Point Map with Google My Maps

TODO BELOW: Explain how Google My Maps is different from Google Maps; mention at the top there are more options than points; DECIDE if this sample data about Nigerian airports is the best fit, since it’s great to have international examples but unsure if Shapefile-to-CSV transormation makes sense here, as new users probably need to tool to geocode their data.

My Maps is Google’s service that allows users to create custom maps using Google Maps platform. It is perhaps the fastest ways of building point and basic polygon maps, although it limits your styling options.

My Maps is most powerful when it comes to collaboration. The platform functions within Google Drive, and so allows you to invite other users with Google accounts to work on the map.

In this section, we will look at building a point map of airports in Nigeria, as is shown in Figure 8.17. We will create a map, change a baselayer, import point data, style points, and share the map.

Figure 8.17: A map of airports in Nigeria built using Google My Maps.

Create a New Map in My Maps

Navigate to Google My Maps. In the upper-right corner, click + Create a New Map button, as shown in Figure 8.18.

A map of airports in Nigeria built using Google My Maps.

Figure 8.18: A map of airports in Nigeria built using Google My Maps.

You will see a typical Google Maps with no data. Click on the current title (Untitled map), and add appropriate title and description in the modal window that appeared (see Figure 8.19 for inspiration).

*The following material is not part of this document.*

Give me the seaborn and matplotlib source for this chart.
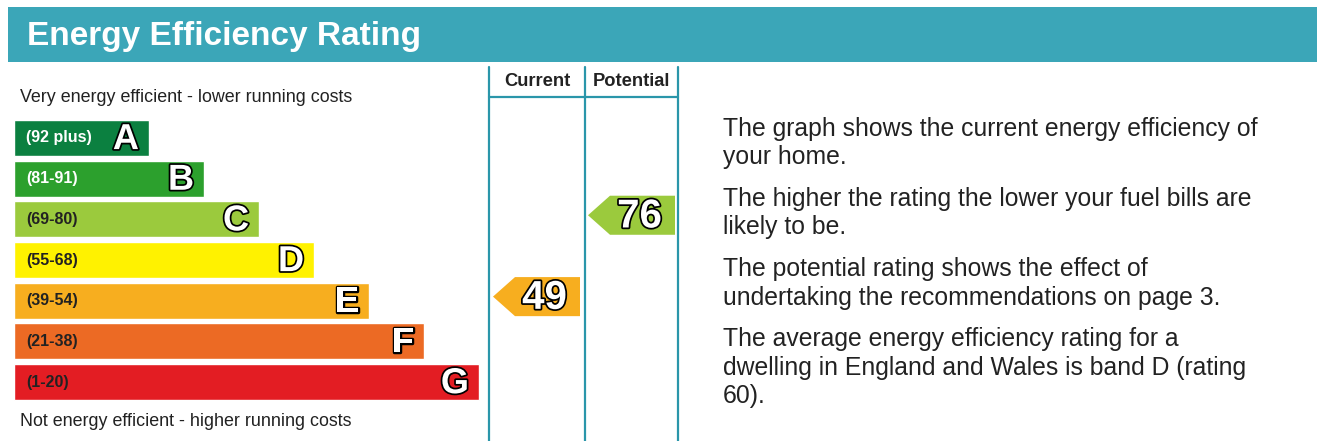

Add title and description to your map.

Figure 8.19: Add title and description to your map.

Before we add any points, let’s change the basemap to something less boring. At the bottom of the control window, open Base map dropdown, and pick one of nine available basemaps. For this tutorial, we chose Dark Landmass.

Let’s now proceed to the most important step—adding data. You can download a dataset of Nigerian airports that we got from the World Bank as a Shapefile and then converted to a CSV.

Under Untitled layer item, click Import button, and drag-and-drop the CSV file. Once the data file is uploaded, My Maps will ask which columns contain location data. In our case, these are LATITUDE and LONGITUDE columns, as shown in Figure 8.20.

Check LATITUDE and LONGITUDE as your location columns.

Figure 8.20: Check LATITUDE and LONGITUDE as your location columns.

Once the two boxes are checked, click Continue. Another window will pop up, asking which column to use to annotate points. Choose City, as shown in Figure 8.21, and then Finish.

Choose City as the title for your markers.

Figure 8.21: Choose City as the title for your markers.

It will take a few moments for My Maps to create a new layer, which will be added to the layer menu as nigeria-airports.csv. Once the layer is created, My Maps will center the map to fit the points.

Let’s replace the original blue markers to orange airport symbols. In layers menu, hover over All items and click the paint bucket symbol on the right. Change “All items” text to “Airports”, choose orange color, and click on More icons to find an airport symbol (we recommend using Filter to search for “airport”, or simply scroll down to Transportation section). The marker in the layers menu will change to an orange airplane, as shown in Figure 8.22.

In My Maps, you can change marker colors and icons.

Figure 8.22: In My Maps, you can change marker colors and icons.

Click on the layer name, which by default is set to the name of imported file (nigeria-airports.csv), and change it to Nigerian Airports. Alternatively open a kebab menu to the right of the layer name, and choose Rename this layer.

You can accompany each marker with a label. Click Uniform style under the layer, and choose Alt_name in the Set labels dropdown menu. You will see alternative airport names, such as BENIN, displayed to the right of the markers.

Click Preview to see how the map looks like outside of the My Maps editing studio.

Share Your Google My Map

If you are happy with the result, click Share, and click Change to anyone with the link (see Figure 8.23), just as you would with any other Google Drive document.

Make sure anyone with the link can view your map before you share it.

Figure 8.23: Make sure anyone with the link can view your map before you share it.

You can now generate a code snippet to embed the map as an iframe. From the main kebab menu to the right of the map title, choose Embed on my site (Figure 8.24). You can use now use this iframe code to embed your map to your Wordpress, Squarespace, or any other website.

My Maps can generate an iframe code to include the map on your own website.

Figure 8.24: My Maps can generate an iframe code to include the map on your own website.

Going Beyond Points

Google My Maps has more powerful features for map making. Instead of uploading datasets with latitude/longitude pairs, you can use simple addresses (and My Maps will take care of geocoding), or add markers by clicking on the map using Add marker feature. You can classify points based on a property, and use different colors to represent them.

You are not limited to just point maps. You can also draw your own shapes, including lines and polygons. You can add data to multiple layers. Unfortunately, Google My Maps has no comprehensive documentation, so you have to explore the studio yourself if you want to create more complex projects.